- WHAT THE TASK ASKS -
Transcribe every line from the top down to the line with "(0,0) rectangle (1177,610);", both ends included, but not the pictures.

- ENTRIES SHOWN -
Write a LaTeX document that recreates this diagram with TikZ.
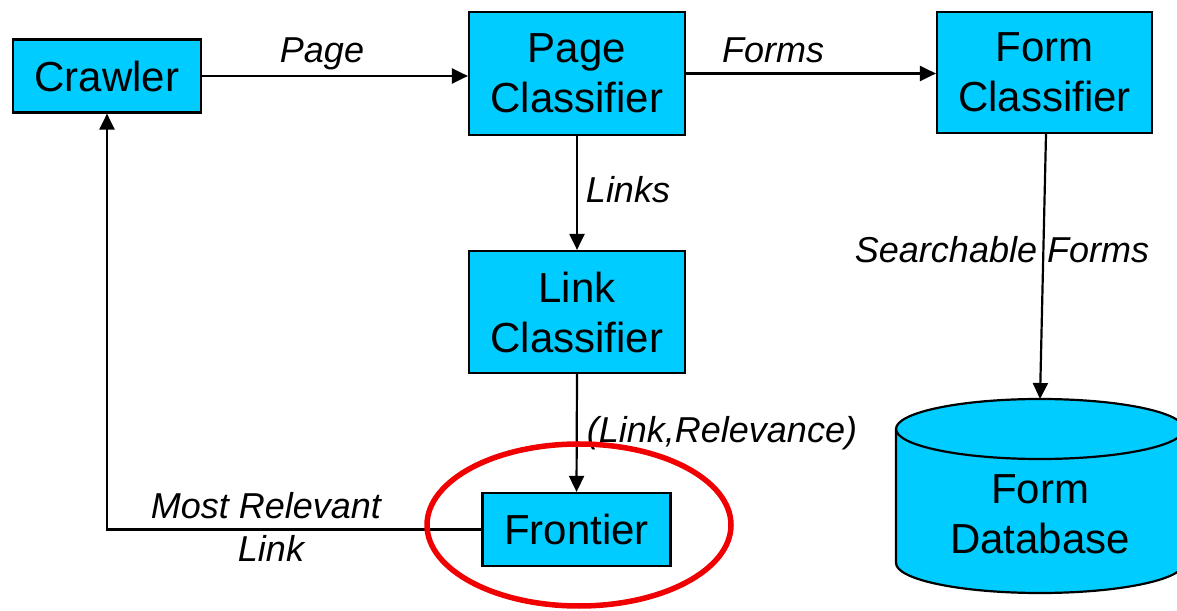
\documentclass[tikz,border=0pt]{standalone}
\usepackage{fontspec}
\setmainfont{Liberation Sans}
\usetikzlibrary{arrows.meta}
\definecolor{boxcyan}{RGB}{0,204,255}
\definecolor{ringred}{RGB}{240,0,0}
\begin{document}
\begin{tikzpicture}[x=1pt,y=1pt,
  stagebox/.style={draw=black, line width=2.2pt, fill=boxcyan, inner sep=0pt,
    align=center, font=\fontsize{42}{50}\selectfont},
  flow/.style={line width=2.2pt, -{Triangle[length=16pt,width=15pt]}},
  flowlabel/.style={anchor=base, inner sep=0pt, font=\fontsize{36}{43}\selectfont\itshape}]
\useasboundingbox (0,0) rectangle (1177,610);

% processing stages
\node[stagebox, minimum width=188, minimum height=73] (crawler) at (107,534) {Crawler};
\node[stagebox, minimum width=216, minimum height=123] (pagec) at (577,536.5) {Page\\Classifier};
\node[stagebox, minimum width=215, minimum height=121] (formc) at (1044.5,537.5) {Form\\Classifier};
\node[stagebox, minimum width=216, minimum height=122] (linkc) at (577,298) {Link\\Classifier};
\node[stagebox, minimum width=188, minimum height=73] (frontier) at (576.5,80.5) {Frontier};

% form database cylinder
\filldraw[line width=2.2pt, fill=boxcyan]
  (896,181) -- (896,47) arc[start angle=180, end angle=360, x radius=144, y radius=30]
  -- (1184,181) arc[start angle=0, end angle=180, x radius=144, y radius=30] -- cycle;
\draw[line width=2.2pt] (896,181) arc[start angle=180, end angle=360, x radius=144, y radius=30];
\coordinate (dbtop) at (1040,211);
\node[align=center, inner sep=0pt, font=\fontsize{42}{50}\selectfont] (db) at (1040,96) {Form\\Database};

% connectors
\draw[flow] (crawler.east) -- (crawler.east -| pagec.west);
\draw[flow] (pagec.east) -- (pagec.east -| formc.west);
\draw[flow] (pagec.south) -- (linkc.north);
\draw[flow] ([xshift=1.5pt]formc.south) -- (dbtop);
\draw[flow] (linkc.south) -- (frontier.north);
\draw[flow] (frontier.west) -| (crawler.south);

% connector labels
\node[flowlabel] (lpage) at (322,547) {Page};
\node[flowlabel] (lforms) at (773,547) {Forms};
\node[flowlabel] (llinks) at (628,407) {Links};
\node[flowlabel] (lsearch) at (1002,347) {Searchable Forms};
\node[flowlabel] (lrel) at (722,167) {(Link,Relevance)};
\node[flowlabel] (lmost1) at (266,91) {Most Relevant};
\node[flowlabel] (lmost2) at (271,48) {Link};

% highlight ring
\draw[ringred, line width=5.5pt] (579,85) ellipse[x radius=152, y radius=81];
\end{tikzpicture}
\end{document}
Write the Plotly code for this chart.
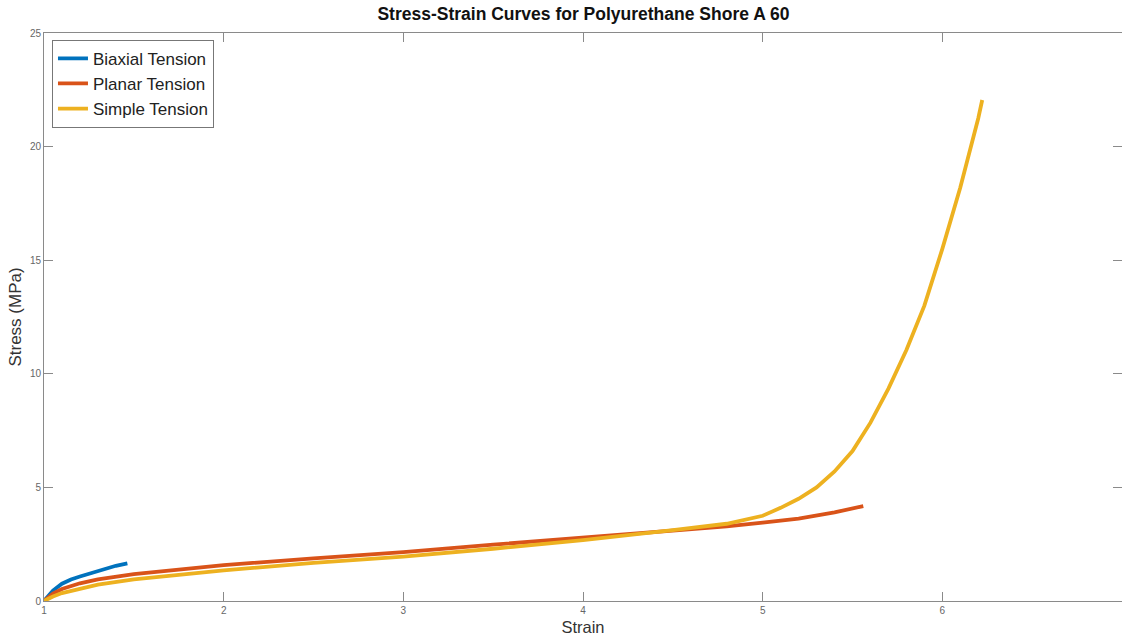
import plotly.graph_objects as go

# ---- data ----
biaxial_strain = [1.0, 1.02, 1.05, 1.1, 1.15, 1.2, 1.25, 1.3, 1.35, 1.4, 1.464]
biaxial_stress = [0.0, 0.2, 0.46, 0.76, 0.95, 1.08, 1.2, 1.34, 1.45, 1.55, 1.66]

planar_strain = [1.0, 1.05, 1.1, 1.2, 1.3, 1.5, 1.75, 2.0, 2.5, 3.0, 3.5, 4.0, 4.5, 4.8, 5.0, 5.2, 5.4, 5.56]
planar_stress = [0.0, 0.33, 0.53, 0.78, 0.95, 1.18, 1.38, 1.58, 1.88, 2.15, 2.48, 2.78, 3.1, 3.28, 3.45, 3.63, 3.9, 4.18]

simple_strain = [1.0, 1.05, 1.1, 1.2, 1.3, 1.5, 1.75, 2.0, 2.5, 3.0, 3.5, 4.0, 4.5, 4.8, 5.0, 5.1, 5.2,
                 5.3, 5.4, 5.5, 5.6, 5.7, 5.8, 5.9, 6.0, 6.1, 6.2, 6.222]
simple_stress = [0.0, 0.2, 0.35, 0.55, 0.72, 0.95, 1.15, 1.35, 1.68, 1.95, 2.3, 2.68, 3.12, 3.4, 3.75, 4.1, 4.5,
                 5.0, 5.7, 6.6, 7.85, 9.35, 11.05, 13.0, 15.5, 18.2, 21.25, 22.05]

series_names = ["Biaxial Tension", "Planar Tension", "Simple Tension"]
series_colors = ["#0072BD", "#D95319", "#EDB120"]

x_ticks = [1, 2, 3, 4, 5, 6, 7]
y_ticks = [0, 5, 10, 15, 20, 25]

FONT = "Liberation Sans, Arial, sans-serif"

fig = go.Figure()
for name, color, xs, ys in zip(series_names, series_colors,
                               [biaxial_strain, planar_strain, simple_strain],
                               [biaxial_stress, planar_stress, simple_stress]):
    fig.add_trace(go.Scatter(x=xs, y=ys, mode="lines", name=name,
                             line=dict(color=color, width=3.8)))

axis_common = dict(showline=True, linecolor="#8a8a8a", linewidth=1, mirror="ticks",
                   ticks="inside", ticklen=9, tickcolor="#8a8a8a", tickwidth=1,
                   showgrid=False, zeroline=False,
                   tickfont=dict(family=FONT, size=10, color="#666666"))

fig.update_layout(
    width=1122, height=642,
    margin=dict(l=44, r=0, t=33, b=41),
    paper_bgcolor="white", plot_bgcolor="white",
    title=dict(text="<b>Stress-Strain Curves for Polyurethane Shore A 60</b>",
               x=0.52, xanchor="center", y=0.978, yanchor="middle",
               font=dict(family=FONT, size=17.5, color="#111111")),
    font=dict(family=FONT),
    legend=dict(x=0.0074, y=0.988, xanchor="left", yanchor="top",
                bgcolor="white", bordercolor="#777777", borderwidth=1,
                font=dict(size=17, color="#222222"), tracegroupgap=0, itemwidth=30),
    showlegend=True,
)
fig.update_xaxes(range=[1, 7], tickvals=x_ticks,
                 title=dict(text="Strain", standoff=6,
                            font=dict(size=16.5, color="#333333")),
                 **axis_common)
fig.update_yaxes(range=[0, 25], tickvals=y_ticks,
                 title=dict(text="Stress (MPa)", standoff=3,
                            font=dict(size=17, color="#333333")),
                 **axis_common)

fig.write_html("out.html")
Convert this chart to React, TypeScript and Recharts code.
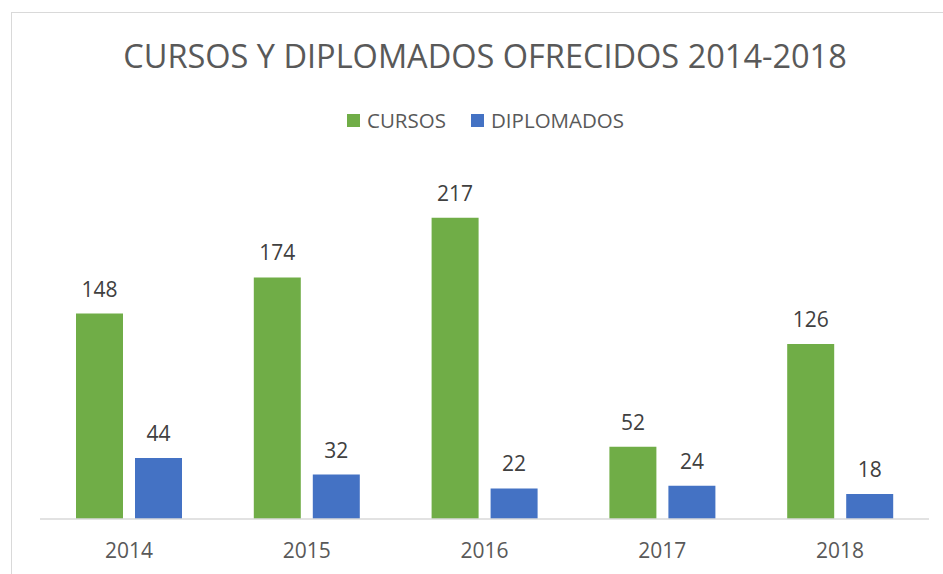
import React from "react";
import { BarChart, Bar, XAxis, YAxis, LabelList } from "recharts";

const years = ["2014", "2015", "2016", "2017", "2018"];
const cursos = [148, 174, 217, 52, 126];
const diplomados = [44, 32, 22, 24, 18];
const seriesNames = ["CURSOS", "DIPLOMADOS"];
const seriesColors = ["#70AD47", "#4472C4"];
const title = "CURSOS Y DIPLOMADOS OFRECIDOS 2014-2018";

const data = years.map((y, i) => ({ year: y, cursos: cursos[i], diplomados: diplomados[i] }));

const FONT = "'Open Sans', sans-serif";

export default function App() {
  return (
    <div style={{ position: "absolute", left: 0, top: 0, width: 943, height: 574, background: "#fff", overflow: "hidden", fontFamily: FONT }}>
      <div style={{ position: "absolute", left: 11, top: 12, width: 1000, height: 600, borderLeft: "1.5px solid #d9d9d9", borderTop: "1.5px solid #d9d9d9" }} />
      <div style={{ position: "absolute", left: 0, top: 0 }}>
        <BarChart
          width={943}
          height={574}
          data={data}
          margin={{ top: 172, right: 14, left: 40, bottom: 0 }}
          barCategoryGap={36}
          barGap={12}
        >
          <XAxis
            dataKey="year"
            height={55}
            tickLine={false}
            tickSize={6}
            tickMargin={18}
            axisLine={{ stroke: "#d9d9d9", strokeWidth: 1.5 }}
            tick={{ fill: "#595959", fontSize: 21, fontFamily: FONT }}
          />
          <YAxis hide domain={[0, 250]} />
          <Bar dataKey="cursos" name={seriesNames[0]} fill={seriesColors[0]} isAnimationActive={false}>
            <LabelList dataKey="cursos" position="top" offset={17} fill="#404040" fontSize={21} fontFamily={FONT} />
          </Bar>
          <Bar dataKey="diplomados" name={seriesNames[1]} fill={seriesColors[1]} isAnimationActive={false}>
            <LabelList dataKey="diplomados" position="top" offset={17} fill="#404040" fontSize={21} fontFamily={FONT} />
          </Bar>
        </BarChart>
      </div>
      <svg width={943} height={574} style={{ position: "absolute", left: 0, top: 0, pointerEvents: "none" }}>
        <text x={485} y={68} textAnchor="middle" fill="#595959" fontSize={32.5} fontFamily={FONT}>{title}</text>
        <rect x={347} y={114} width={13} height={13} fill={seriesColors[0]} />
        <text x={367} y={127.5} fill="#595959" fontSize={20.5} fontFamily={FONT}>{seriesNames[0]}</text>
        <rect x={471} y={114} width={13} height={13} fill={seriesColors[1]} />
        <text x={491} y={127.5} fill="#595959" fontSize={20.5} fontFamily={FONT}>{seriesNames[1]}</text>
      </svg>
    </div>
  );
}
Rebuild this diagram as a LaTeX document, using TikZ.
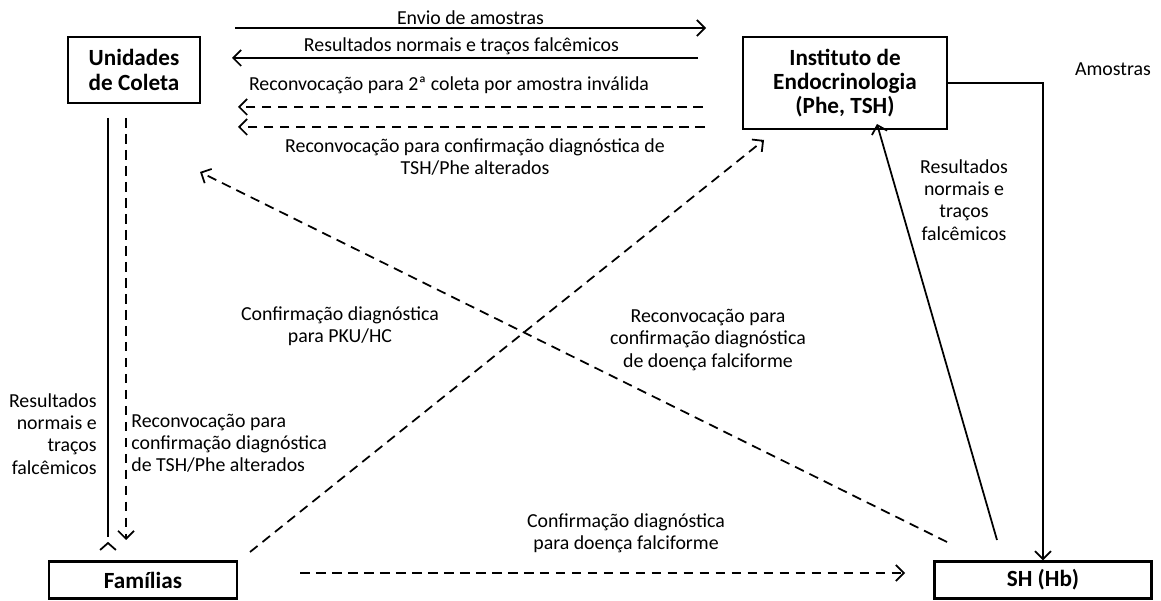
\documentclass[tikz,border=0pt]{standalone}
\usepackage{fontspec}
\setmainfont{Carlito}
\usepackage{tikz}
\usetikzlibrary{shapes.geometric, arrows.meta}
\tikzstyle{entity} = [rectangle, line width=1.4pt, draw=black, fill=white, text centered, align=center, font=\fontsize{13.2}{13.8}\selectfont\bfseries]
\tikzstyle{arrow} = [line width=1pt,->,>={Straight Barb[length=4.5pt,width=9pt]}]
\tikzstyle{darrow} = [arrow, dash pattern=on 5.5pt off 3.6pt]
\tikzstyle{lbl} = [align=center, inner sep=0pt]

\begin{document}
\begin{tikzpicture}[x=0.02cm, y=-0.02cm, font=\fontsize{11.3}{12.6}\selectfont]
		\useasboundingbox (0,0) rectangle (1161,601);
		
		\node (unid) [entity, minimum width=2.64cm, minimum height=1.32cm] at (134,70) {Unidades\\de Coleta};
		\node (inst) [entity, minimum width=4.08cm, minimum height=1.84cm] at (845,83) {Instituto de\\Endocrinologia\\(Phe, TSH)};
		\node (fam) [entity, minimum width=3.76cm, minimum height=0.74cm] at (143,580) {Famílias};
		\node (sh) [entity, minimum width=4.34cm, minimum height=0.74cm] at (1043,580) {SH (Hb)};
		
		% pontos livres das setas horizontais
		\coordinate (env1) at (235,28);
		\coordinate (env2) at (706,28);
		\coordinate (res1) at (698,58);
		\coordinate (res2) at (232,58);
		\coordinate (rec1) at (703,107);
		\coordinate (rec2) at (238,107);
		\coordinate (con1) at (705,127);
		\coordinate (con2) at (238,127);
		
		\draw [arrow] (env1) -- node [lbl, above=1.5pt] {Envio de amostras} (env2);
		\draw [arrow] (res1) -- node [lbl, above=1.5pt, xshift=-2pt] {Resultados normais e traços falcêmicos} (res2);
		\draw [darrow] (rec1) -- (rec2);
		\node (reclbl) [lbl] at (449,85) {Reconvocação para 2ª coleta por amostra inválida};
		\draw [darrow] (con1) -- (con2);
		\node (conlbl) [lbl] at (475,157) {Reconvocação para confirmação diagnóstica de\\TSH/Phe alterados};
		
		% Instituto <-> SH
		\coordinate (shup) at (997,540);
		\coordinate (instin) at (877,124);
		\draw [arrow] (inst.east) -| (sh.north);
		\node (amlbl) [lbl] at (1113,69) {Amostras};
		\draw [arrow] (shup) -- (instin);
		\node (shres) [lbl] at (964,200) {Resultados\\normais e\\traços\\falcêmicos};
		
		% Unidades -> Familias
		\coordinate (u1) at (108,118);
		\coordinate (f1) at (108,537);
		\coordinate (u2) at (126,118);
		\coordinate (f2) at (126,540);
		\draw [line width=1pt] (u1) -- (f1);
		\draw [line width=1pt] ([xshift=-4.5pt]108,550) -- (108,543) -- ([xshift=4.5pt]108,550);
		\draw [darrow] (u2) -- (f2);
		\node (ures) [lbl, anchor=east, align=right] at (97,434) {Resultados\\normais e\\traços\\falcêmicos};
		\node (ucon) [lbl, anchor=west, align=left] at (131,443) {Reconvocação para\\confirmação diagnóstica\\de TSH/Phe alterados};
		
		% diagonais
		\coordinate (famout) at (250,552);
		\coordinate (instlow) at (764,140);
		\coordinate (shout) at (947,542);
		\coordinate (unidlow) at (200,172);
		\draw [darrow] (famout) -- (instlow);
		\draw [darrow] (shout) -- (unidlow);
		\node (pkulbl) [lbl] at (340,326) {Confirmação diagnóstica\\para PKU/HC};
		\node (dflbl) [lbl] at (708,340) {Reconvocação para\\confirmação diagnóstica\\de doença falciforme};
		
		% Familias -> SH
		\coordinate (fam2) at (300,573);
		\coordinate (sh2) at (905,573);
		\draw [darrow] (fam2) -- (sh2);
		\node (fslbl) [lbl] at (626,533) {Confirmação diagnóstica\\para doença falciforme};
		
\end{tikzpicture}
\end{document}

- RESPONSE TO THE TASK -
Write a LaTeX document that recreates this diagram with TikZ.
\documentclass[tikz,border=0pt]{standalone}
\usepackage{fontspec}
\setmainfont{Liberation Sans}
\usetikzlibrary{arrows.meta}
\definecolor{boxcyan}{RGB}{0,204,255}
\definecolor{ringred}{RGB}{240,0,0}
\begin{document}
\begin{tikzpicture}[x=1pt,y=1pt,
  stagebox/.style={draw=black, line width=2.2pt, fill=boxcyan, inner sep=0pt,
    align=center, font=\fontsize{42}{50}\selectfont},
  flow/.style={line width=2.2pt, -{Triangle[length=16pt,width=15pt]}},
  flowlabel/.style={anchor=base, inner sep=0pt, font=\fontsize{36}{43}\selectfont\itshape}]
\useasboundingbox (0,0) rectangle (1177,610);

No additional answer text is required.